Yo, que siempre fui un nerd gordito, que vomitaba ante un penal, el último en ser invitado al equipo.llegué a mantener, una sola vez, la pelota en el aire con 50 patadidas. Debe haber sido el día en que me sentí tan orgulloso y dueño de mí, que me corrí por primera vez. Sin mucha precisión, por esas fechas. Pero yo era el guevonote de la partida. Tuve tres amiguitos que no contaban pataditas. ¡Simplemente apostaban que podían mantener la pelota dominada por una hora! Cambiando de pie, alternando las rodillas, tocando la pelota con los hombros, llevándola a la cabeza, manteniéndola por tres segundos en el cuello, disfrutando un puyero, tocando el nirvana. Aparte los malabarismos, eran los cracks indiscutibles del equipo; los que marcaban los goles o les regalaban el gol, con un pase magistral, a algún parapléjico como yo. Los tres eran diestros y se propusieron, con determinación total (el fundamentalismo infantil es el más arrecho de todos) a jugar exclusivamente con el pie izquierdo, con la siniestra, antes de presentarse al examen de admisión a la selección juvenil del Oporto. Los tres fueron raspados. ¡Eran muchos los llamados, pocos los elegidos! Me encontré a uno, de esos tres, veinte años después. Barrigón. Me quedaron dos cosas de esa conversación: que se había casado y tenía dos hijos, la primera; que había sido rechazado por el Oporto, no sé si te acuerdas, bueno.
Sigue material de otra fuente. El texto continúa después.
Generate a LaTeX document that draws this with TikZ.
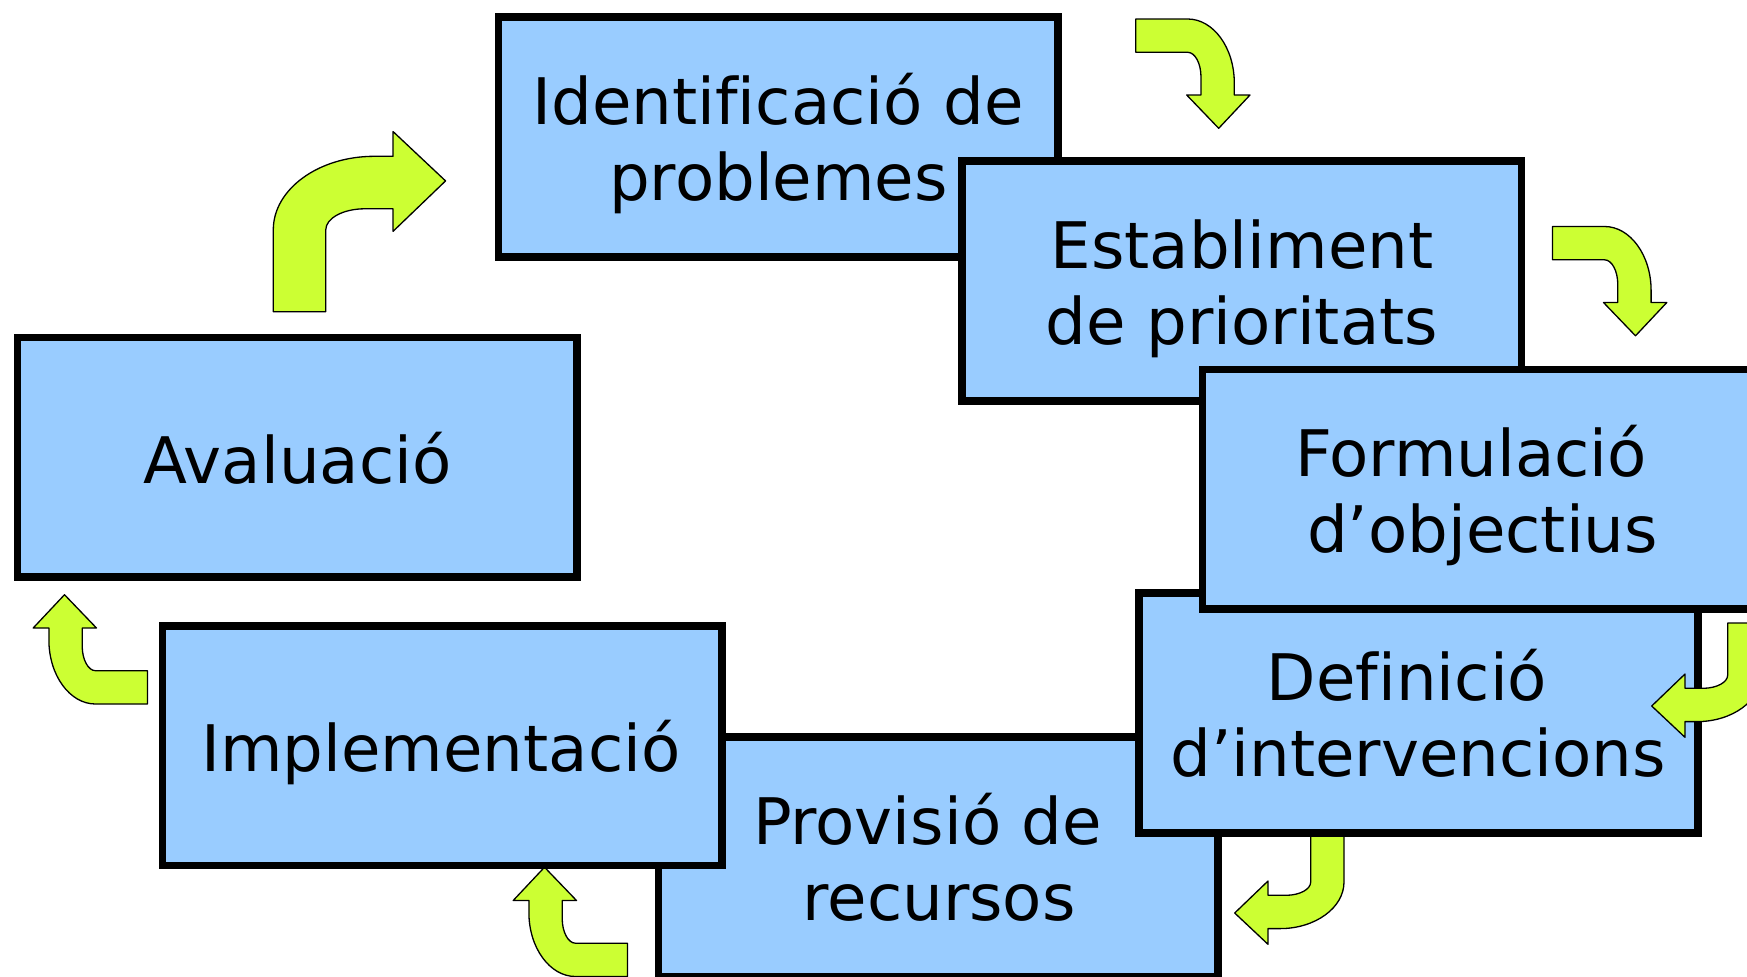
\documentclass[tikz,border=0pt]{standalone}
\usepackage{fontspec}
\newfontfamily\boxfont[Ligatures=NoCommon]{DejaVu Sans}
\definecolor{boxblue}{HTML}{99CCFF}
\definecolor{arrowgreen}{HTML}{CCFF33}
\tikzset{
  stagebox/.style={draw=black, fill=boxblue, line width=3.85pt, rectangle,
    minimum width=279.65pt, minimum height=119.9pt, inner sep=0pt, outer sep=0pt},
  lbl/.style={inner sep=0pt, anchor=base, font=\boxfont\fontsize{32.1pt}{38pt}\selectfont},
  bentarrow/.style={fill=arrowgreen, draw=black, line width=0.65pt, line join=round},
  bent/.pic={
    \draw[bentarrow] (0,0) -- (52,0) .. controls (77.7,0) and (98.6,28.7) .. (98.6,64)
      -- (98.6,76) -- (114.3,76) -- (83,109.3) -- (51,76) -- (65.3,76) -- (65.3,58)
      .. controls (65.3,44.4) and (59.3,33.3) .. (52,33.3) -- (0,33.3) -- cycle;
  }
}
\begin{document}
\begin{tikzpicture}[x=0.5pt, y=-0.5pt]
\useasboundingbox (0,0) rectangle (1747,976);
\clip (0,0) rectangle (1747,976);
\fill[white] (0,0) rectangle (1747,976);
% arrows below boxes
\pic (a1) at (1135.7,19) {bent};
\pic (a2) at (1552.5,226.5) {bent};
\pic[rotate=-90] (a4) at (1344,830) {bent};
\pic[rotate=180] (a5) at (147.5,704) {bent};
\pic[rotate=180] (a6) at (627.5,976.5) {bent};
\pic[rotate=90, scale=1.576] (a7) at (273.3,311.7) {bent};
% boxes
\node[stagebox] (b5) at (938.2,857.05) {};
\node[lbl] (t5a) at (927.5,844) {Provisió de};
\node[lbl] (t5b) at (939,920) {recursos};
\node[stagebox] (b6) at (442,745.55) {};
\node[lbl] (t6) at (441,771.8) {Implementació};
\node[stagebox] (b4) at (1418.3,713.05) {};
\node[lbl] (t4a) at (1407,700) {Definició};
\node[lbl] (t4b) at (1418.3,776) {d’intervencions};
\node[stagebox] (b1) at (778,137.05) {};
\node[lbl] (t1a) at (778,124) {Identificació de};
\node[lbl] (t1b) at (778.5,200) {problemes};
\node[stagebox] (b2) at (1241.8,281.05) {};
\node[lbl] (t2a) at (1242,268) {Establiment};
\node[lbl] (t2b) at (1242,344) {de prioritats};
\node[stagebox] (b3) at (1482,489.25) {};
\node[lbl] (t3a) at (1471,476.2) {Formulació};
\node[lbl] (t3b) at (1482.5,552.2) {d’objectius};
\node[stagebox] (b7) at (297.1,457.35) {};
\node[lbl] (t7) at (297.5,483.2) {Avaluació};
% arrow over box
\pic[rotate=-90] (a3) at (1761,623) {bent};
\end{tikzpicture}
\end{document}
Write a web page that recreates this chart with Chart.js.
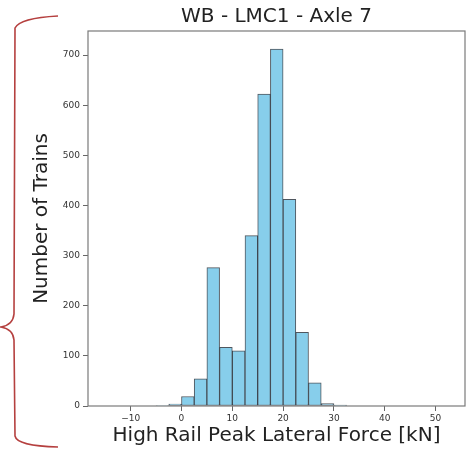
<!DOCTYPE html>
<html>
<head>
<meta charset="utf-8">
<script src="https://cdn.jsdelivr.net/npm/chart.js@4.4.0/dist/chart.umd.min.js"></script>
<style>
  html, body { margin: 0; padding: 0; background: #fff; }
  #wrap { width: 469px; height: 450px; }
</style>
</head>
<body>
<div id="wrap"><canvas id="histo" width="469" height="450"></canvas></div>
<script>
// histogram bins (centres, bin width 2.5 kN) and counts
var binCenters = [-3.75, -1.25, 1.25, 3.75, 6.25, 8.75, 11.25, 13.75, 16.25, 18.75, 21.25, 23.75, 26.25, 28.75, 31.25];
var trainCounts = [1, 4, 19, 54, 276, 117, 110, 340, 622, 712, 412, 147, 46, 5, 2];
var xTickValues = [-10, 0, 10, 20, 30, 40, 50];
var yTickValues = [0, 100, 200, 300, 400, 500, 600, 700];

var font = "'DejaVu Sans', sans-serif";

// frame round the plot + the red brace on the left of the picture
var framePlugin = {
    id: 'frame',
    afterDraw: (chart) => {
        var c = chart.ctx, a = chart.chartArea;
        c.save();
        c.strokeStyle = '#7a7a7a';
        c.lineWidth = 1.2;
        c.strokeRect(a.left, a.top, a.right - a.left, a.bottom - a.top);

        c.strokeStyle = '#b5403f';
        c.lineWidth = 1.6;
        c.beginPath();
        c.moveTo(58, 16);
        c.quadraticCurveTo(20, 18, 15, 28);
        c.lineTo(14, 314);
        c.quadraticCurveTo(13, 325, 1, 327);
        c.quadraticCurveTo(13, 329, 14, 340);
        c.lineTo(15, 436);
        c.quadraticCurveTo(17, 446, 58, 447);
        c.stroke();
        c.restore();
    }
};

var ctx = document.getElementById('histo');

var myChart = new Chart(ctx, {
    type: 'bar',
    data: {
        datasets: [{
            data: binCenters.map((x, i) => ({x: x, y: trainCounts[i]})),
            backgroundColor: '#87ceeb',
            borderColor: 'rgba(20, 30, 40, 0.75)',
            borderWidth: 1,
            borderSkipped: false,
            barPercentage: 1,
            categoryPercentage: 1
        }]
    },
    options: {
        responsive: false,
        animation: false,
        layout: { padding: { left: 0, right: 4, top: 0, bottom: 0 } },
        plugins: {
            legend: { display: false },
            tooltip: { enabled: false },
            title: {
                display: true,
                fullSize: false,
                text: 'WB - LMC1 - Axle 7',
                color: '#222',
                font: { family: font, size: 20, weight: 'normal' },
                padding: { top: 5, bottom: 2 }
            }
        },
        scales: {
            x: {
                type: 'linear',
                offset: false,
                min: -18.4,
                max: 55.8,
                afterBuildTicks: (scale) => { scale.ticks = xTickValues.map(v => ({value: v})); },
                afterFit: (scale) => { scale.height = 44; },
                grid: { offset: false, drawOnChartArea: false, tickLength: 5, color: '#666' },
                border: { display: false },
                ticks: {
                    color: '#333',
                    font: { family: font, size: 9 },
                    padding: 2,
                    maxRotation: 0,
                    callback: (v) => String(v).replace('-', '\u2212')
                },
                title: {
                    display: true,
                    text: 'High Rail Peak Lateral Force [kN]',
                    color: '#222',
                    font: { family: font, size: 20 },
                    padding: { top: 0, bottom: 2 }
                }
            },
            y: {
                min: 0,
                max: 748,
                afterBuildTicks: (scale) => { scale.ticks = yTickValues.map(v => ({value: v})); },
                afterFit: (scale) => { scale.width = 88; },
                grid: { drawOnChartArea: false, tickLength: 5, color: '#666' },
                border: { display: false },
                ticks: { color: '#333', font: { family: font, size: 9 }, padding: 3 },
                title: {
                    display: true,
                    text: 'Number of Trains',
                    color: '#222',
                    font: { family: font, size: 20 },
                    padding: { top: 30, bottom: 0 }
                }
            }
        }
    },
    plugins: [framePlugin]
});
</script>
</body>
</html>
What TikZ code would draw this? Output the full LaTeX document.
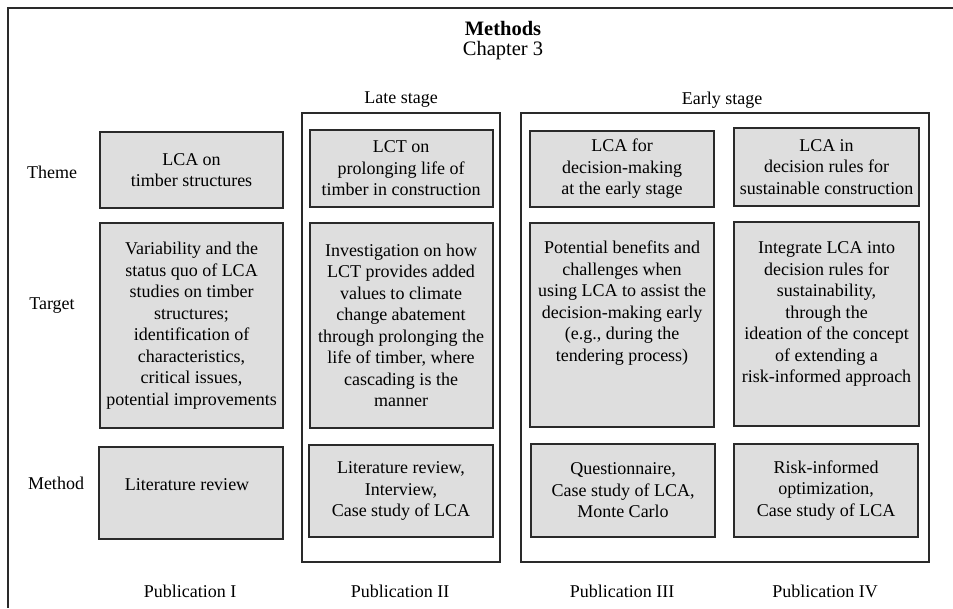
\documentclass[tikz,border=0pt]{standalone}
\usepackage{fontspec}
\setmainfont{Liberation Serif}
\definecolor{boxgray}{HTML}{DEDEDE}
\definecolor{edge}{HTML}{2A2A2A}
\begin{document}
\begin{tikzpicture}[x=1pt,y=-1pt,
  gbox/.style={draw=edge,line width=1.3pt,fill=boxgray},
  stagebox/.style={draw=edge,line width=1.3pt},
  txt/.style={font=\fontsize{18}{21.5}\selectfont,align=center,inner sep=0pt},
  lbl/.style={font=\fontsize{18}{21.5}\selectfont,inner sep=0pt}]
\useasboundingbox (0,0) rectangle (953,608);
\fill[white] (0,0) rectangle (953,608);
% outer frame (cropped)
\draw[edge,line width=1.3pt] (953,8) -- (8,8) -- (8,608);
% title
\node[lbl,font=\fontsize{20.5}{24}\selectfont\bfseries] (title) at (503,28) {Methods};
\node[lbl,font=\fontsize{20.5}{24}\selectfont] (chap) at (503,51) {Chapter 3};
% stage boxes
\draw[stagebox] (302,113) rectangle (500,562);
\draw[stagebox] (521,113) rectangle (929,562);
\node[lbl] (late) at (401,100) {Late stage};
\node[lbl] (early) at (722,100) {Early stage};
% row labels
\node[lbl] (rtheme) at (52,172) {Theme};
\node[lbl] (rtarget) at (52,306) {Target};
\node[lbl] (rmethod) at (56,483) {Method};
% column 1
\draw[gbox] (100,132) rectangle (283,208);
\node[txt] (t1) at (191.5,170) {LCA on\\timber structures};
\draw[gbox] (100,223) rectangle (283,428);
\node[txt] (g1) at (191.5,325.5) {Variability and the\\status quo of LCA\\studies on timber\\structures;\\identification of\\characteristics,\\critical issues,\\potential improvements};
\draw[gbox] (99,447) rectangle (283,539);
\node[txt] (m1) at (187,485) {Literature review};
% column 2
\draw[gbox] (310,130) rectangle (493,207);
\node[txt] (t2) at (401,168.5) {LCT on\\prolonging life of\\timber in construction};
\draw[gbox] (310,223) rectangle (493,428);
\node[txt] (g2) at (401,325.5) {Investigation on how\\LCT provides added\\values to climate\\change abatement\\through prolonging the\\life of timber, where\\cascading is the\\manner};
\draw[gbox] (309,445) rectangle (493,537);
\node[txt] (m2) at (401,491) {Literature review,\\Interview,\\Case study of LCA};
% column 3
\draw[gbox] (530,131) rectangle (714,207);
\node[txt] (t3) at (622,169) {LCA for\\decision-making\\at the early stage};
\draw[gbox] (530,223) rectangle (714,427);
\node[txt] (g3) at (622,303) {Potential benefits and\\challenges when\\using LCA to assist the\\decision-making early\\(e.g., during the\\tendering process)};
\draw[gbox] (531,444) rectangle (715,537);
\node[txt] (m3) at (623,490.5) {Questionnaire,\\Case study of LCA,\\Monte Carlo};
% column 4
\draw[gbox] (734,128) rectangle (919,206);
\node[txt] (t4) at (826.5,167) {LCA in\\decision rules for\\sustainable construction};
\draw[gbox] (734,222) rectangle (919,426);
\node[txt] (g4) at (826.5,314) {Integrate LCA into\\decision rules for\\sustainability,\\through the\\ideation of the concept\\of extending a\\risk-informed approach};
\draw[gbox] (734,444) rectangle (918,537);
\node[txt] (m4) at (826,490.5) {Risk-informed\\optimization,\\Case study of LCA};
% publication labels
\node[lbl] (p1) at (190,591) {Publication I};
\node[lbl] (p2) at (400,591) {Publication II};
\node[lbl] (p3) at (622,591) {Publication III};
\node[lbl] (p4) at (825,591) {Publication IV};
\end{tikzpicture}
\end{document}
A nadie se le ocurrió financiar clubes. De hecho, en Europa sucedió todo lo contrario. Se optó por no financiar al “circo” y cada club es una empresa privada, que se debe auto sostener, “cotada” en bolsa y toda la parafernalia esa, en la cual se intercambian jugadores por millones de euros.

El futbol no pertenece al alma (no me gusta la palabra “alma” ni los estereotipos de nacionalidad), no pertenece al alma venezolana. Aunque hay un millón de cosas que pudiéramos ser o hacer. Pudiéramos ser la primera potencia petroquímica del mundo, y tenerlo a nuestros pies. Pudiéramos ser la primera potencia turística del Caribe, y tener a los gringos y canadienses, aún a los lejanos europeos, a nuestros pies. Les podríamos dar todo en un paquete: cóndores y frailejones de Los Andes, boas constrictoras y carne en vara de Los Llanos, playas paradisíacas, pececitos de colores, del Caribe. Futbol: NO. Sufriremos con la Vinotinto, pero gritaremos con una franela amarilla, por los muchachos negros y talentosos salidos de las favelas caimaneras de Brasil.

Hay cosas que no podemos hacer. Como existen cosas que ni siquiera podemos pensar, según Witgenstein. Por ejemplo, tener un candidato con los apellidos incorrectos. Apellidos que no pertenecen al beisbolero venezolano, el que se levanta la franela y se restriega la barriga cervecera mientras espera, disfrutando el sol, sin güiro, en la parada del autobús. Será simplista y palmario, pero la vida, tomando sol, funciona así. Lo siento por él, por el tostadito que espera a Godot, lo siento por el candidato de una unidad precaria, por mi dedo meñique que se me durmió. La inmensa mayoría de los que votamos por él, no estaríamos dispuestos a pactar con un ideario neo liberal, derechoso, decadente. Votamos diciéndonos: estoy dispuesto a algunas concesiones para salvar a nuestro país del desastre, de la africanización ingobernable, de la cubanización degradante, de esta retórica más absurda que un diálogo loco de Ionesco. Algo así, con sus mil variantes. 

El pueblo, Venezuela entera, votó, y nosotros, malgré nous, legitimamos contundentemente la voluntad popular. Ya Venezuela es otra. Catorce (o 50) años no pasaron en vano. Olvidémonos del pasado, al cual asociamos, indefectiblemente, nuestra juventud.  La juventud solo vuelve a los pacientes de Alzheimer, que no se acuerdan de lo que desayunaron hoy, pero reviven, con lucidez cristalina, una escena acontecida 20 años atrás. Corazón en la estratósfera (y que Dios no nos abandone a nuestros sueños de Las Alturas). Pies y paz en la tierra.

Henrique (Pablo, Jóse, Juaco, quien seas). Ustedes que lo han dado todo, quemen las naves del regreso. Múdense de una buena vez por todas. Para Las Acacias, para la orilla de Petare, del Guataparo, uarever, pero barrio adentro.  Compren una empanada grasienta y una Pesi en el abastico con rejas.  Amen su sabor a morir. No se me conviertan en gorditos flácidos y dietéticos al que le gustan relojes suizos y vomitan ante un penalty. Sobre todo no se les ocurra decir una palabra en inglés, citar a Ionesco o Witgenstein, o como se llamen los guevones esos. Olvídense de complacer a griegos y troyanos. Por el honor y la gloria de Roma, por el sueño de una verdadera república siempre incumplida, pero nunca perdido ni perdida. A ti, César, el Henrique qué seas, los que te verán morir te saludan. Ave.